Cans are most often recycled right back into cans and this is one of the most important factors for why cans are such a beneficial packaging. It does take energy to make a new can from aluminum, but a can made from recycled material uses just 8 percent of the energy needed to make a new one. Cans and their greater tendency to be recycled holds big potential for saving energy and improving our environments.

Cans also make us a more efficient brewery. Their light weight and stackability allows us to maximize our space. Saving space combined with a faster cooling rate for cans means that our coolers use less energy to keep the beer at an ideal temperature. Additionally, a study conducted by the consulting firm, ICF International, for The Aluminium Association found that the reduced weight and space savings of cans results in 35 percent lower emissions during transportation when compared to glass bottles, per ounce.

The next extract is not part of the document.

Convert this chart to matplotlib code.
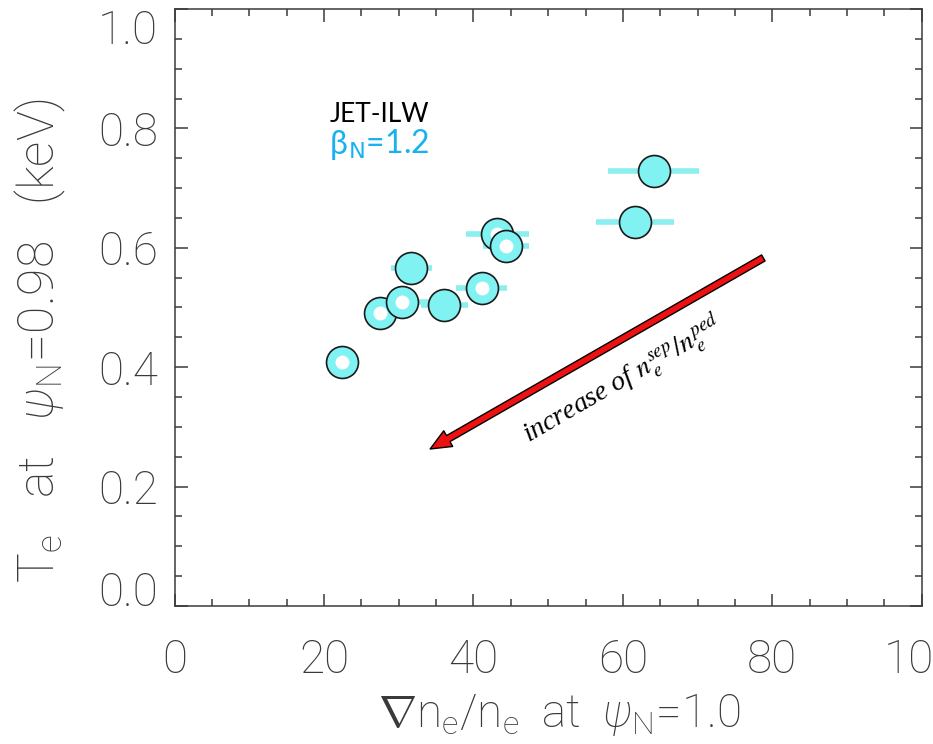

Cans make craft beer drinking more enjoyable

The lighter weight and quick cooling characteristics of cans also benefits craft beer fans. They are much easier to get around with and they stay cooler while doing so. Camping, on the beach, by the pool, in the backyard - you name it. Cans are better for it all. They’re lighter for loading into hiking packs or a cooler and there’s no risk of shattered glass to clean up if one gets dropped.

The biggest challenge for canned craft beer

The signs that cans are the best option for beer are all there, but the biggest challenge for canning in craft beer has been changing the perspective of beer drinkers. For a long time, bottles have been superior to cans as a marker of better quality and a more desirable product.

It’s not surprising. Throughout history, in the U.S. some pretty tasteless beers have been consumed from cans. But the industry has been proving skeptical consumers wrong for a while now. In 2020, 67 percent of all beer production was in cans, according to a report from the National Beer Wholesalers Association. It’s clear that the once disrespected can is now seen as the better option, not only for the best craft beer, but for taking better care of the world around us.